WORK INSTRUCTIONS >>
Give the data below again exactly as written, without its pictures.

SUPPLIED MATERIAL >>
## BEGIN

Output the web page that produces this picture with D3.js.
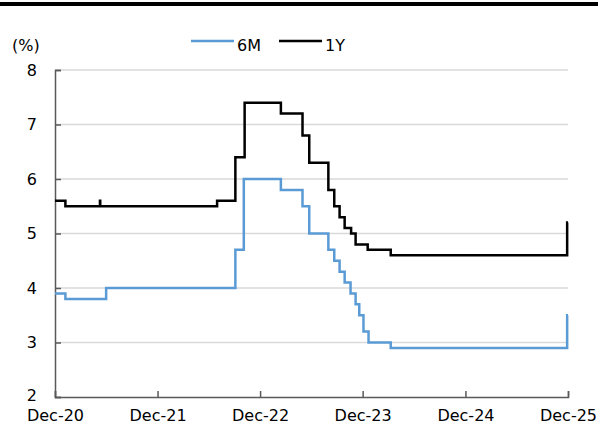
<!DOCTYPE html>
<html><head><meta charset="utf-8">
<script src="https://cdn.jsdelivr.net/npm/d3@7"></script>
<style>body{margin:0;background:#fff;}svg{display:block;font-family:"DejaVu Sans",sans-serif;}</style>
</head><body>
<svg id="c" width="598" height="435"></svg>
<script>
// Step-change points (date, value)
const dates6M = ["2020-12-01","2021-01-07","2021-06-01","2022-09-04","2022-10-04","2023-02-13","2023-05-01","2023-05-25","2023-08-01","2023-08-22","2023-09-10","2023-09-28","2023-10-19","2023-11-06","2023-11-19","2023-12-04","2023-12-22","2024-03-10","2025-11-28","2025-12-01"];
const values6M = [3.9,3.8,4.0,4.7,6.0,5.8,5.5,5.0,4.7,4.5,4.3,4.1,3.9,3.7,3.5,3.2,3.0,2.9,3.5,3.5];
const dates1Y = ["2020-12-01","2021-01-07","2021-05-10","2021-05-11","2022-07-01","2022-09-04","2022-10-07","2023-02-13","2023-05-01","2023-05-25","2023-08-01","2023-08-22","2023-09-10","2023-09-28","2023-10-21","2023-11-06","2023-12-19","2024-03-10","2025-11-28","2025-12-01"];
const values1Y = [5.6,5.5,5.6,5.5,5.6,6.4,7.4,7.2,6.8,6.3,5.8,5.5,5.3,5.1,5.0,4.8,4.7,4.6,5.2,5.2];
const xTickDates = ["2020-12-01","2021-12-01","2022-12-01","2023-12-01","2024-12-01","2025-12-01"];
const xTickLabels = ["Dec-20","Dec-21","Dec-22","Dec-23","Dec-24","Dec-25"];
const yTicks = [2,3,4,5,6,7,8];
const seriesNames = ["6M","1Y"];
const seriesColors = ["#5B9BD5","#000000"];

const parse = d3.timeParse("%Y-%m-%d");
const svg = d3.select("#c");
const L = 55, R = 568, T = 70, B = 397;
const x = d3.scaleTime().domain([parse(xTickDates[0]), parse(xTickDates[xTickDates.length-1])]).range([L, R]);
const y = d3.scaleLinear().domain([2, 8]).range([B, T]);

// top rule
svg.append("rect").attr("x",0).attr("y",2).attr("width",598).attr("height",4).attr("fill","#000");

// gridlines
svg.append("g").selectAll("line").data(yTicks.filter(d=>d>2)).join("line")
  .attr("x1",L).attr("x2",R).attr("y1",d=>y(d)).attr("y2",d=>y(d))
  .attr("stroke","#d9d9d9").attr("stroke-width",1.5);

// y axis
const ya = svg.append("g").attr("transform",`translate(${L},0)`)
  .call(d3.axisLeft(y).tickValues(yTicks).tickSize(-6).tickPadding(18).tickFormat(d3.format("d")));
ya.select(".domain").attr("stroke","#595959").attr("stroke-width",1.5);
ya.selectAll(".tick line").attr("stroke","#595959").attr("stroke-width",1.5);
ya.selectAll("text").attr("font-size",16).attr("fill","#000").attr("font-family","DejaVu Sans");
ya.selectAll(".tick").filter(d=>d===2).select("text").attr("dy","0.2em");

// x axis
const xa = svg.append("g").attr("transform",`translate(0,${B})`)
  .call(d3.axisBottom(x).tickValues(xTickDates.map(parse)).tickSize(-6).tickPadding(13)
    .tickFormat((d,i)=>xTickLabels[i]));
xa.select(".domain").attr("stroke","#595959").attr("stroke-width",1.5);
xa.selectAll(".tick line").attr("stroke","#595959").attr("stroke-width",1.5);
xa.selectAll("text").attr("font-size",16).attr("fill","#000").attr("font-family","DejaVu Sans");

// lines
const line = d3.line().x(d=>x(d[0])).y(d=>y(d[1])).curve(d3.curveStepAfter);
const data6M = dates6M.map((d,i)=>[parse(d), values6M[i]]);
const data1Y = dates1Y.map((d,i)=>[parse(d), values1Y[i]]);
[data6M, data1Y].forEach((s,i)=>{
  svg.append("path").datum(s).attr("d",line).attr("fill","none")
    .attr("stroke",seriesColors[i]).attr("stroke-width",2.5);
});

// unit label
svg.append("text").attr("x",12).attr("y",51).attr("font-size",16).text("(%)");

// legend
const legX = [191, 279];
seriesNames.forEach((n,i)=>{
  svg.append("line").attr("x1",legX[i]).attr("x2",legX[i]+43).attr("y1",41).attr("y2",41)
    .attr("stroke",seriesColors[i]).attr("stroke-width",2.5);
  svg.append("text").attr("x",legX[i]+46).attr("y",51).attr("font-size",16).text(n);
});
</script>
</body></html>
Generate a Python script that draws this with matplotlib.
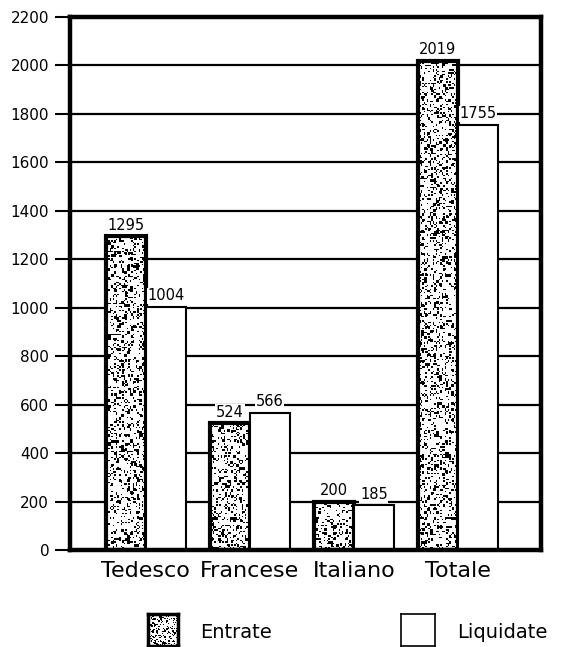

## END

TASK RESULT >>
Output the web page that produces this picture with D3.js.
<!DOCTYPE html>
<html><head><meta charset="utf-8">
<script src="https://cdn.jsdelivr.net/npm/d3@7"></script>
<style>body{margin:0;background:#fff;}svg{display:block;font-family:"DejaVu Sans",sans-serif;}</style>
</head><body>
<svg id="c" width="598" height="435"></svg>
<script>
// Step-change points (date, value)
const dates6M = ["2020-12-01","2021-01-07","2021-06-01","2022-09-04","2022-10-04","2023-02-13","2023-05-01","2023-05-25","2023-08-01","2023-08-22","2023-09-10","2023-09-28","2023-10-19","2023-11-06","2023-11-19","2023-12-04","2023-12-22","2024-03-10","2025-11-28","2025-12-01"];
const values6M = [3.9,3.8,4.0,4.7,6.0,5.8,5.5,5.0,4.7,4.5,4.3,4.1,3.9,3.7,3.5,3.2,3.0,2.9,3.5,3.5];
const dates1Y = ["2020-12-01","2021-01-07","2021-05-10","2021-05-11","2022-07-01","2022-09-04","2022-10-07","2023-02-13","2023-05-01","2023-05-25","2023-08-01","2023-08-22","2023-09-10","2023-09-28","2023-10-21","2023-11-06","2023-12-19","2024-03-10","2025-11-28","2025-12-01"];
const values1Y = [5.6,5.5,5.6,5.5,5.6,6.4,7.4,7.2,6.8,6.3,5.8,5.5,5.3,5.1,5.0,4.8,4.7,4.6,5.2,5.2];
const xTickDates = ["2020-12-01","2021-12-01","2022-12-01","2023-12-01","2024-12-01","2025-12-01"];
const xTickLabels = ["Dec-20","Dec-21","Dec-22","Dec-23","Dec-24","Dec-25"];
const yTicks = [2,3,4,5,6,7,8];
const seriesNames = ["6M","1Y"];
const seriesColors = ["#5B9BD5","#000000"];

const parse = d3.timeParse("%Y-%m-%d");
const svg = d3.select("#c");
const L = 55, R = 568, T = 70, B = 397;
const x = d3.scaleTime().domain([parse(xTickDates[0]), parse(xTickDates[xTickDates.length-1])]).range([L, R]);
const y = d3.scaleLinear().domain([2, 8]).range([B, T]);

// top rule
svg.append("rect").attr("x",0).attr("y",2).attr("width",598).attr("height",4).attr("fill","#000");

// gridlines
svg.append("g").selectAll("line").data(yTicks.filter(d=>d>2)).join("line")
  .attr("x1",L).attr("x2",R).attr("y1",d=>y(d)).attr("y2",d=>y(d))
  .attr("stroke","#d9d9d9").attr("stroke-width",1.5);

// y axis
const ya = svg.append("g").attr("transform",`translate(${L},0)`)
  .call(d3.axisLeft(y).tickValues(yTicks).tickSize(-6).tickPadding(18).tickFormat(d3.format("d")));
ya.select(".domain").attr("stroke","#595959").attr("stroke-width",1.5);
ya.selectAll(".tick line").attr("stroke","#595959").attr("stroke-width",1.5);
ya.selectAll("text").attr("font-size",16).attr("fill","#000").attr("font-family","DejaVu Sans");
ya.selectAll(".tick").filter(d=>d===2).select("text").attr("dy","0.2em");

// x axis
const xa = svg.append("g").attr("transform",`translate(0,${B})`)
  .call(d3.axisBottom(x).tickValues(xTickDates.map(parse)).tickSize(-6).tickPadding(13)
    .tickFormat((d,i)=>xTickLabels[i]));
xa.select(".domain").attr("stroke","#595959").attr("stroke-width",1.5);
xa.selectAll(".tick line").attr("stroke","#595959").attr("stroke-width",1.5);
xa.selectAll("text").attr("font-size",16).attr("fill","#000").attr("font-family","DejaVu Sans");

// lines
const line = d3.line().x(d=>x(d[0])).y(d=>y(d[1])).curve(d3.curveStepAfter);
const data6M = dates6M.map((d,i)=>[parse(d), values6M[i]]);
const data1Y = dates1Y.map((d,i)=>[parse(d), values1Y[i]]);
[data6M, data1Y].forEach((s,i)=>{
  svg.append("path").datum(s).attr("d",line).attr("fill","none")
    .attr("stroke",seriesColors[i]).attr("stroke-width",2.5);
});

// unit label
svg.append("text").attr("x",12).attr("y",51).attr("font-size",16).text("(%)");

// legend
const legX = [191, 279];
seriesNames.forEach((n,i)=>{
  svg.append("line").attr("x1",legX[i]).attr("x2",legX[i]+43).attr("y1",41).attr("y2",41)
    .attr("stroke",seriesColors[i]).attr("stroke-width",2.5);
  svg.append("text").attr("x",legX[i]+46).attr("y",51).attr("font-size",16).text(n);
});
</script>
</body></html>
Generate a Python script that draws this with matplotlib.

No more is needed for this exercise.